La sterzata che il PdL propone di imprimere al funzionamento dell’assemblea parlamentare, infatti, da una parte rafforzerebbe il governo conferendogli anche nella forma quel ruolo guida del processo legislativo che la svolta maggioritaria del 1994 gli ha già assegnato nella sostanza: da qui, ad esempio, l’idea di prevedere la presentazione di disegni di legge in via prioritaria, che oltre a dare maggior peso all’esecutivo in Parlamento salvaguarderebbe quest’ultimo dall’abuso della decretazione d’urgenza cui abbiamo assistito negli ultimi anni. Da qui, nella stessa direzione, la proposta di conferire al governo una rilevante voce in capitolo nella definizione dei calendari d’aula. Da qui, infine, l’introduzione del voto bloccato sul singolo articolo come alternativa al voto di fiducia sull’intero provvedimento.

Accanto a tutto questo, e specularmente, oltre ad un rafforzamento delle garanzie, si propone di attribuire alla minoranza maggiormente rappresentativa la funzione sostanziale di "governo in attesa", con tutte le prerogative formali e istituzionali che ne conseguono e che le permettano di candidarsi a succedere al governo in carica grazie alla propria capacità propositiva e non al potere d’interdizione. Va in questa direzione l’idea di formalizzare in uno statuto le attribuzioni di un’entità – l’opposizione, appunto – che gli attuali regolamenti neanche nominano se non in via del tutto incidentale. E, soprattutto, l’intenzione di riconoscere, attraverso l’istituzione di un capo dell’opposizione, la formalizzazione del governo ombra e l’attribuzione dei relativi poteri aggiuntivi, le prerogative di chi al di fuori della maggioranza ha raccolto il maggior consenso.
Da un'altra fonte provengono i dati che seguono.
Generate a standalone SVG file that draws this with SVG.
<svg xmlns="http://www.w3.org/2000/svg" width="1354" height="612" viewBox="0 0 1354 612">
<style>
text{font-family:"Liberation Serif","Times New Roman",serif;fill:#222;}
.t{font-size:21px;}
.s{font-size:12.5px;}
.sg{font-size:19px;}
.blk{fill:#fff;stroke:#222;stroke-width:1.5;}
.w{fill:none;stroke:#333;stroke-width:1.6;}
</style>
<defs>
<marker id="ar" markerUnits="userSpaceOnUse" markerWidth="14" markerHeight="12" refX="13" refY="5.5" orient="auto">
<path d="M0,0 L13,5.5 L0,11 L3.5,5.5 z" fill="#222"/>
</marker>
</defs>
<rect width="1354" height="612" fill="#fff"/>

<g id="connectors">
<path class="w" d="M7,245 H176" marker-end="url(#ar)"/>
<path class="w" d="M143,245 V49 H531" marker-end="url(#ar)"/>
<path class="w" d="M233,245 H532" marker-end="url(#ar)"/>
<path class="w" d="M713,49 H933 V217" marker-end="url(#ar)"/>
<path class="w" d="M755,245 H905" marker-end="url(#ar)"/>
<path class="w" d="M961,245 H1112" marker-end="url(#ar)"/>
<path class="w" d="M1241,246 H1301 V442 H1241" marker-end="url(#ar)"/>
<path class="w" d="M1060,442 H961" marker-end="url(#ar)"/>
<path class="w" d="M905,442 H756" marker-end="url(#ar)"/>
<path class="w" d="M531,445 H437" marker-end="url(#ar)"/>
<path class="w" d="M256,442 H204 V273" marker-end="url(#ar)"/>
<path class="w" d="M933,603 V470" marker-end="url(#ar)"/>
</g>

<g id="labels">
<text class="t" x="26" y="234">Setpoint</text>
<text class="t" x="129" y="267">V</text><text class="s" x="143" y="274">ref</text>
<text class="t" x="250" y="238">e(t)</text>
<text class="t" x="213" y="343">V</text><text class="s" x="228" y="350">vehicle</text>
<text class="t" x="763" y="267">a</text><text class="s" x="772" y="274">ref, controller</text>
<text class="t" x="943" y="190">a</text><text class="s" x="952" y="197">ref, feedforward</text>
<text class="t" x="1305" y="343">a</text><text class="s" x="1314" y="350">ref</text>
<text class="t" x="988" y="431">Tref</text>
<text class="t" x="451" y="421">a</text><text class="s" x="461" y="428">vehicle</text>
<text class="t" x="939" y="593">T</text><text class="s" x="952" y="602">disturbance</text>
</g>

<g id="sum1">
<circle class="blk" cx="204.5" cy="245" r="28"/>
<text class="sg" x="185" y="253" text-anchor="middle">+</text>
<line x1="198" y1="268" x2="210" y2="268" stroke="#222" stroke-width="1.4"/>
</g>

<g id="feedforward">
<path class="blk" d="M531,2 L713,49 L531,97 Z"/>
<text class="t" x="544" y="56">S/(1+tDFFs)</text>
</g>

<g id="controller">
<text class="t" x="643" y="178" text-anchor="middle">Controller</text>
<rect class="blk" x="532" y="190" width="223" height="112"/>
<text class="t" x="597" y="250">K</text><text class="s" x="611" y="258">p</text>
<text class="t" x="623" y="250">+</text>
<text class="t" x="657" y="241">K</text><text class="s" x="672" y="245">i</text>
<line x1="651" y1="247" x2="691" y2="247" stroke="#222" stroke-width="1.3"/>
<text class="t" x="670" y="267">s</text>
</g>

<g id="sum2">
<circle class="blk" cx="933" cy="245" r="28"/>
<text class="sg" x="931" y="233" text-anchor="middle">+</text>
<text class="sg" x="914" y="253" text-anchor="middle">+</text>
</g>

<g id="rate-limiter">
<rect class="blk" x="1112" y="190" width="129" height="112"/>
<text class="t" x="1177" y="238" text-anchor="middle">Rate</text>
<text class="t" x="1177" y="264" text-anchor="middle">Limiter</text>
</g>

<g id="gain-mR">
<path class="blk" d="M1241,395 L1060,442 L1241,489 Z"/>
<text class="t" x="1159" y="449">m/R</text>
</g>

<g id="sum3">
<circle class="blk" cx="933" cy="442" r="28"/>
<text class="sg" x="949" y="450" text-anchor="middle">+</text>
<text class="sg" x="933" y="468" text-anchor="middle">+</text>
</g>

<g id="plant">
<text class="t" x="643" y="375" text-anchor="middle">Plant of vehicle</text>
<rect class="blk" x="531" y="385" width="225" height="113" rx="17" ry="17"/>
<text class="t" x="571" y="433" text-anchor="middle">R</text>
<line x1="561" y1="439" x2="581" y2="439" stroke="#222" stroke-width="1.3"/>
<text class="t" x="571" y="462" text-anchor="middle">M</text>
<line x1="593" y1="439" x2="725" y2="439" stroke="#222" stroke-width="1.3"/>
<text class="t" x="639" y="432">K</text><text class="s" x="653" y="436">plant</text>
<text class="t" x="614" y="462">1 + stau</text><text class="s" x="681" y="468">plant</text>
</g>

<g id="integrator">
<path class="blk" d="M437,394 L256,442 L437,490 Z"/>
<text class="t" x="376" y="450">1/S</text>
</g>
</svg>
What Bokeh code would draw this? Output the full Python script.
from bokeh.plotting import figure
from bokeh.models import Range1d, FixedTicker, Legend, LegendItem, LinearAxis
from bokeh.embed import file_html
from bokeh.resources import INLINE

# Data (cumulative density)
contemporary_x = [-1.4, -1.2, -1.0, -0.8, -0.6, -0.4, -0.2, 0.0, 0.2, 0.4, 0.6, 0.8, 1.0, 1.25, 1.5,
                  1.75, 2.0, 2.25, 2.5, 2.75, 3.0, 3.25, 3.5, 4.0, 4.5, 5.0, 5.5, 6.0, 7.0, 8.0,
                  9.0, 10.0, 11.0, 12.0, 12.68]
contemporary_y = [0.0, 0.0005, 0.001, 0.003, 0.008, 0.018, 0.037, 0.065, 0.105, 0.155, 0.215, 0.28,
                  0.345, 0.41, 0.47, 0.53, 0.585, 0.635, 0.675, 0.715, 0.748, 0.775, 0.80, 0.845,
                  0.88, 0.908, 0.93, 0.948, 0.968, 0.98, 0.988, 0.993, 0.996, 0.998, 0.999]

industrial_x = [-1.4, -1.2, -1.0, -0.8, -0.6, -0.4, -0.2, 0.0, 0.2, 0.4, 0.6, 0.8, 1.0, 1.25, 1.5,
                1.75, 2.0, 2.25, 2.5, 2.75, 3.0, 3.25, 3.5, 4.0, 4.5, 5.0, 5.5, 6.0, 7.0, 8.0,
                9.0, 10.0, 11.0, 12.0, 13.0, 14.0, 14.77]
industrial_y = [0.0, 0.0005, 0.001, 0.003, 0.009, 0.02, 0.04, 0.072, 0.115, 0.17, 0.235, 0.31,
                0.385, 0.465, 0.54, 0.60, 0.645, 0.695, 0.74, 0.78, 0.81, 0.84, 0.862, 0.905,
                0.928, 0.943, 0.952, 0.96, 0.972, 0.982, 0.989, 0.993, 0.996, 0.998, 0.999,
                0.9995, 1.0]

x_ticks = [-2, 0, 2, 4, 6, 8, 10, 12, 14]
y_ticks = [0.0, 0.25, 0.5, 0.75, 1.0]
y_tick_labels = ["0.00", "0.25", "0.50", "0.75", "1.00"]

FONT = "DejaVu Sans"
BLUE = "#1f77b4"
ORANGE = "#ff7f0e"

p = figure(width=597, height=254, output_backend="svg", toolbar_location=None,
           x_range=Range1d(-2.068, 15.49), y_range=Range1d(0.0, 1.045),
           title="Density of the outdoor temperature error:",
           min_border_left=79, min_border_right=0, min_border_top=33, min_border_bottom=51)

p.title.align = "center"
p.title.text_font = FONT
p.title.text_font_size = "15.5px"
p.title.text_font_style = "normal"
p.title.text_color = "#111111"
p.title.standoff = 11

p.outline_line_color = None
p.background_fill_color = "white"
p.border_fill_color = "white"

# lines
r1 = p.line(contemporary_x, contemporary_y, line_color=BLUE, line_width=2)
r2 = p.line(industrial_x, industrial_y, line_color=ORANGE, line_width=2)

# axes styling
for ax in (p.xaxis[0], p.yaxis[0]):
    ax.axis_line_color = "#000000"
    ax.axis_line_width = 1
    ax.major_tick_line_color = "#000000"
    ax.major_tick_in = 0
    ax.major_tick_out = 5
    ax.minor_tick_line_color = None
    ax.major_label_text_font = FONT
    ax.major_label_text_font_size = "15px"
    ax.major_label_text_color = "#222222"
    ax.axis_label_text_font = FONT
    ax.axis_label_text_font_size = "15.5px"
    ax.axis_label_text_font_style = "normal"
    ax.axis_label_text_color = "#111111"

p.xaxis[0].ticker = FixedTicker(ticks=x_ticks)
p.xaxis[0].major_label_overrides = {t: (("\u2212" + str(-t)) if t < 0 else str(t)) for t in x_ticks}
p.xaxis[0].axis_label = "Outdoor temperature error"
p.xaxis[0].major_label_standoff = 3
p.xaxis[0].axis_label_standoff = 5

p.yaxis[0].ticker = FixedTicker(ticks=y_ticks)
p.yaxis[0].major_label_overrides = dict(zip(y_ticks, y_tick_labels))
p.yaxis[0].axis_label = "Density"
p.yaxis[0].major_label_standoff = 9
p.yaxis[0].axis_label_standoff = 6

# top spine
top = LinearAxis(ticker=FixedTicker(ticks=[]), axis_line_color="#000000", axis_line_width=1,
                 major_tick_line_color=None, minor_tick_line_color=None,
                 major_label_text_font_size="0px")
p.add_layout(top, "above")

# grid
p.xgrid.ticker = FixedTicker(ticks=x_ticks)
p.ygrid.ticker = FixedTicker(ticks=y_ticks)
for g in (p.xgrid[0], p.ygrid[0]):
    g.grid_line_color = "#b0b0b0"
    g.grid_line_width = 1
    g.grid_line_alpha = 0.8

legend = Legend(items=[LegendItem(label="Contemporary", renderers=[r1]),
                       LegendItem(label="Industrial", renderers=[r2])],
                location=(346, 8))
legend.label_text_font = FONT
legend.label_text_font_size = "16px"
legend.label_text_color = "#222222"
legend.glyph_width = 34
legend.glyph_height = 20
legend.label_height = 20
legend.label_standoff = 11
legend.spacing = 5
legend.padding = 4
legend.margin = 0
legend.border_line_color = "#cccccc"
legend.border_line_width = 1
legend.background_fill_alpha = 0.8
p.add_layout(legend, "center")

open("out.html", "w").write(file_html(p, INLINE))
Non si tratta di menomare in alcun modo l’attività degli altri gruppi di minoranza; si tratta, più semplicemente, di attribuire più forza ad una opposizione parlamentare che si qualifichi come soggetto alternativo alla maggioranza nell’ambito di un sistema tendenzialmente bipolare.
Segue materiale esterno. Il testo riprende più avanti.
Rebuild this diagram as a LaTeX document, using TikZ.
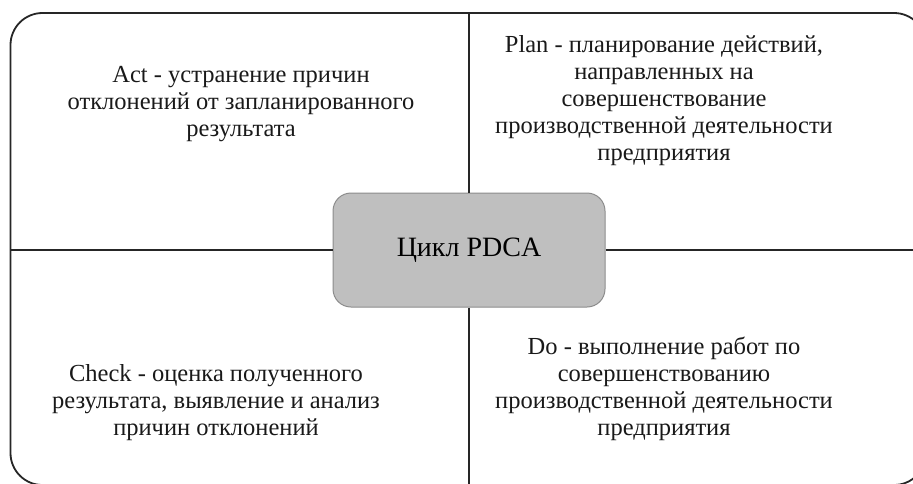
\documentclass[tikz,border=0pt]{standalone}
\usepackage{fontspec}
\setmainfont{Liberation Serif}
\begin{document}
\begin{tikzpicture}[x=1pt,y=-1pt,
  frame/.style={line width=1.8pt,draw=black!85},
  quadtext/.style={align=center,font=\fontsize{24.5}{27}\selectfont,text=black!90,inner sep=0pt},
  centerbox/.style={draw=black!45,line width=1pt,fill=black!25,rounded corners=18pt,minimum width=272pt,minimum height=114pt,font=\fontsize{28}{30}\selectfont}]
\useasboundingbox (0,0) rectangle (913,483);
\begin{scope}
\clip (0,0) rectangle (913,483);
\draw[frame,rounded corners=32pt] (10.5,13) rectangle (926,485);
\coordinate (top) at (469,13);
\coordinate (bot) at (469,490);
\coordinate (lft) at (10.5,250);
\coordinate (rgt) at (930,250);
\node[centerbox] (c) at (469,250) {Цикл PDCA};
\draw[frame] (top) -- (c.north);
\draw[frame] (c.south) -- (bot);
\draw[frame] (lft) -- (c.west);
\draw[frame] (c.east) -- (rgt);
\end{scope}
\node[quadtext] (act) at (241,104) {Act - устранение причин\\отклонений от запланированного\\результата};
\node[quadtext] (plan) at (664,101) {Plan - планирование действий,\\направленных на\\совершенствование\\производственной деятельности\\предприятия};
\node[quadtext] (check) at (216,403) {Check - оценка полученного\\результата, выявление и анализ\\причин отклонений};
\node[quadtext] (do) at (664,389) {Do - выполнение работ по\\совершенствованию\\производственной деятельности\\предприятия};
\end{tikzpicture}
\end{document}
Si tratta, insomma, di “veltronismo” puro! Per questo lo sdegno mostrato dal Partito democratico lascia a dir poco perplessi. Se la memoria non inganna, fino a poco tempo fa, prima che entrassero in funzione certe sirene eversive, anche il Pd si diceva convinto che le scelte di sistema compiute dagli elettori il 13 e 14 aprile dovessero tradursi in architettura istituzionale. Per raggiungere questo risultato si può certo discutere non solo dei contenuti, ma anche delle priorità: se, cioè, si debba partire dalla modifica dei regolamenti o sia più opportuno cominciare con la revisione della seconda parte della Costituzione. Ma quel che è certo è che Walter Veltroni deve decidere se vuole ancora essere della partita, visto che in un periodo che sembra lontano anni luce a questo disegno ha sacrificato parte della stabilità interna al suo partito e una rilevante quota di quel quasi-unanimismo che inizialmente, almeno in apparenza, aveva circondato la sua leadership. E deve decidere in fretta.

Il tavolo convocato per oggi da Massimo D’Alema ha l’obiettivo legittimo di reintrodurre al centro di un sistema politico fondato su partiti forti la logica delle coalizioni. La volontà di riscrivere il patto tra leadership carismatica  e struttura partitica è anche al centro della fondazione del PdL. Proprio per questo, però, l’orizzonte tedesco di D’Alema appare inadeguato e superato dalle dinamiche che i cittadini con il loro voto hanno messo in atto. Il PdL, dunque, sarà interlocutore attento ma non arrendevole e, soprattutto, non disponibile a ritorni al passato. Ci si augura che nel dialogo che oggi si avvia Veltroni torni a fare la sua parte, contribuendo ad allargare gli orizzonti della linea politica che oggi verrà esposta. La quale, anche se in alcune parti non piace, ha certamente un pregio agli occhi di chi è consapevole della difficoltà di riformare l’Italia a prescindere dall’interlocuzione tra maggioranza e opposizione: quantomeno è una linea.